:: EXERCISE DIRECTIONS ::
Write out, word for word, every line from the first one through the line that holds "14.2, 14.6, 15.3]", and nothing else; skip the pictures.
__________
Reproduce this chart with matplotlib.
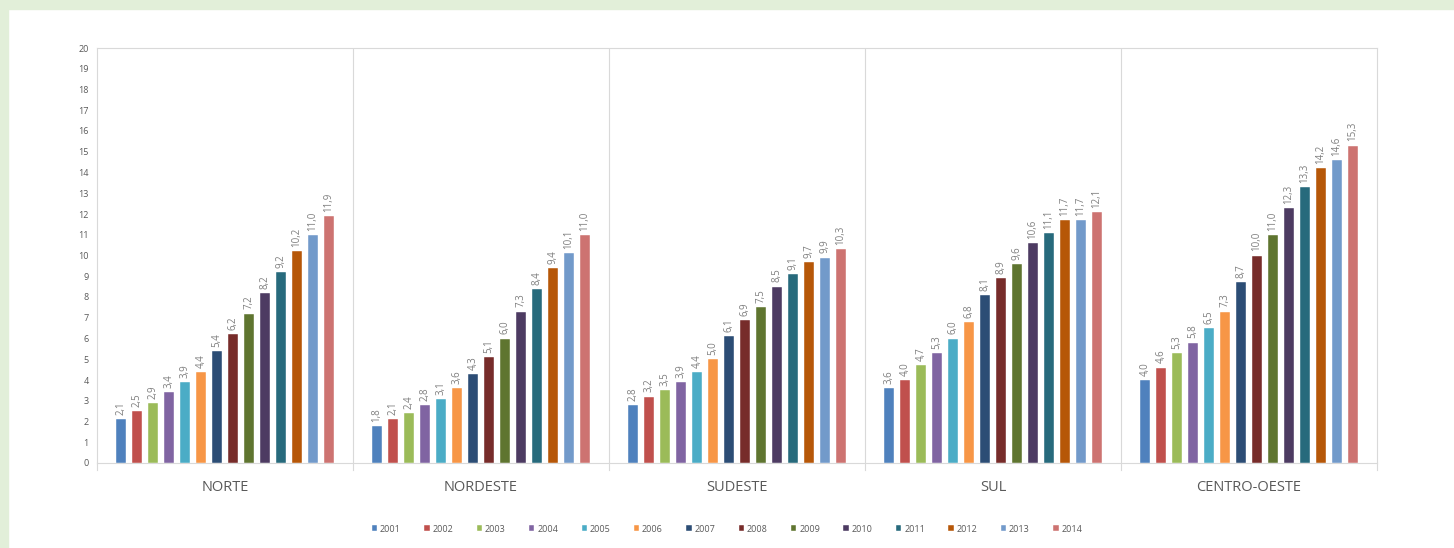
import numpy as np
import matplotlib
matplotlib.use("Agg")
import matplotlib.pyplot as plt
from matplotlib.patches import Rectangle

regions = ["NORTE", "NORDESTE", "SUDESTE", "SUL", "CENTRO-OESTE"]
years = [str(y) for y in range(2001, 2015)]

norte = [2.1, 2.5, 2.9, 3.4, 3.9, 4.4, 5.4, 6.2, 7.2, 8.2, 9.2, 10.2, 11.0, 11.9]
nordeste = [1.8, 2.1, 2.4, 2.8, 3.1, 3.6, 4.3, 5.1, 6.0, 7.3, 8.4, 9.4, 10.1, 11.0]
sudeste = [2.8, 3.2, 3.5, 3.9, 4.4, 5.0, 6.1, 6.9, 7.5, 8.5, 9.1, 9.7, 9.9, 10.3]
sul = [3.6, 4.0, 4.7, 5.3, 6.0, 6.8, 8.1, 8.9, 9.6, 10.6, 11.1, 11.7, 11.7, 12.1]
centro_oeste = [4.0, 4.6, 5.3, 5.8, 6.5, 7.3, 8.7, 10.0, 11.0, 12.3, 13.3, 14.2, 14.6, 15.3]

colors = ["#4F81BD", "#C0504D", "#9BBB59", "#8064A2", "#4BACC6", "#F79646",
          "#2C4D75", "#772C2A", "#5F7530", "#4D3B62", "#276A7C", "#B65708",
          "#729ACA", "#CD7371"]

data = np.array([norte, nordeste, sudeste, sul, centro_oeste])

plt.rcParams['font.family'] = ['Open Sans', 'DejaVu Sans']

fig = plt.figure(figsize=(14.54, 5.48), dpi=100)
fig.patch.set_facecolor("white")
# light green frame of the page
fig.patches.append(Rectangle((0, 0), 8 / 1454, 1, transform=fig.transFigure,
                             color="#e2efd9", zorder=0))
fig.patches.append(Rectangle((0, 1 - 9 / 548), 1, 9 / 548, transform=fig.transFigure,
                             color="#e2efd9", zorder=0))

ax = fig.add_axes([97 / 1454, 1 - 463 / 548, 1280 / 1454, 415 / 548])

step = 0.0625
bw = 0.58 * step
x0 = np.arange(len(regions))
offsets = (np.arange(len(years)) - (len(years) - 1) / 2) * step

for j, yr in enumerate(years):
    xs = x0 + offsets[j]
    vals = data[:, j]
    ax.bar(xs, vals, width=bw, color=colors[j], label=yr, zorder=3,
           edgecolor="white", linewidth=0.3)
    for x, v in zip(xs, vals):
        ax.text(x, v + 0.2, f"{v:.1f}".replace(".", ","), rotation=90,
                ha="center", va="bottom", fontsize=7, color="#7f7f7f")

ax.set_xlim(-0.5, len(regions) - 0.5)
ax.set_ylim(0, 20)
ax.set_yticks(range(0, 21))
ax.tick_params(axis="y", length=0, labelsize=6.5, labelcolor="#595959", pad=6)
ax.set_xticks(x0)
ax.set_xticklabels(regions, fontsize=10.5, color="#595959")
ax.tick_params(axis="x", length=0, pad=12)

for s in ax.spines.values():
    s.set_color("#d9d9d9")
    s.set_linewidth(0.8)

for b in np.arange(0.5, len(regions) - 0.5, 1):
    ax.axvline(b, color="#d9d9d9", lw=0.8, zorder=1)
for b in np.arange(-0.5, len(regions), 1):
    ax.plot([b, b], [0, -0.35], color="#d9d9d9", lw=0.8, clip_on=False)

leg = fig.legend(loc="center", bbox_to_anchor=(0.5, 1 - 529 / 548), ncol=14,
                 frameon=False, fontsize=6.5, handlelength=0.6, handleheight=0.6,
                 handletextpad=0.3, columnspacing=2.6)
for t in leg.get_texts():
    t.set_color("#595959")

fig.savefig("out.png", dpi=100)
__________
:: IN RESPONSE ::
Reproduce this chart with matplotlib.
import numpy as np
import matplotlib
matplotlib.use("Agg")
import matplotlib.pyplot as plt
from matplotlib.patches import Rectangle

regions = ["NORTE", "NORDESTE", "SUDESTE", "SUL", "CENTRO-OESTE"]
years = [str(y) for y in range(2001, 2015)]

norte = [2.1, 2.5, 2.9, 3.4, 3.9, 4.4, 5.4, 6.2, 7.2, 8.2, 9.2, 10.2, 11.0, 11.9]
nordeste = [1.8, 2.1, 2.4, 2.8, 3.1, 3.6, 4.3, 5.1, 6.0, 7.3, 8.4, 9.4, 10.1, 11.0]
sudeste = [2.8, 3.2, 3.5, 3.9, 4.4, 5.0, 6.1, 6.9, 7.5, 8.5, 9.1, 9.7, 9.9, 10.3]
sul = [3.6, 4.0, 4.7, 5.3, 6.0, 6.8, 8.1, 8.9, 9.6, 10.6, 11.1, 11.7, 11.7, 12.1]
centro_oeste = [4.0, 4.6, 5.3, 5.8, 6.5, 7.3, 8.7, 10.0, 11.0, 12.3, 13.3, 14.2, 14.6, 15.3]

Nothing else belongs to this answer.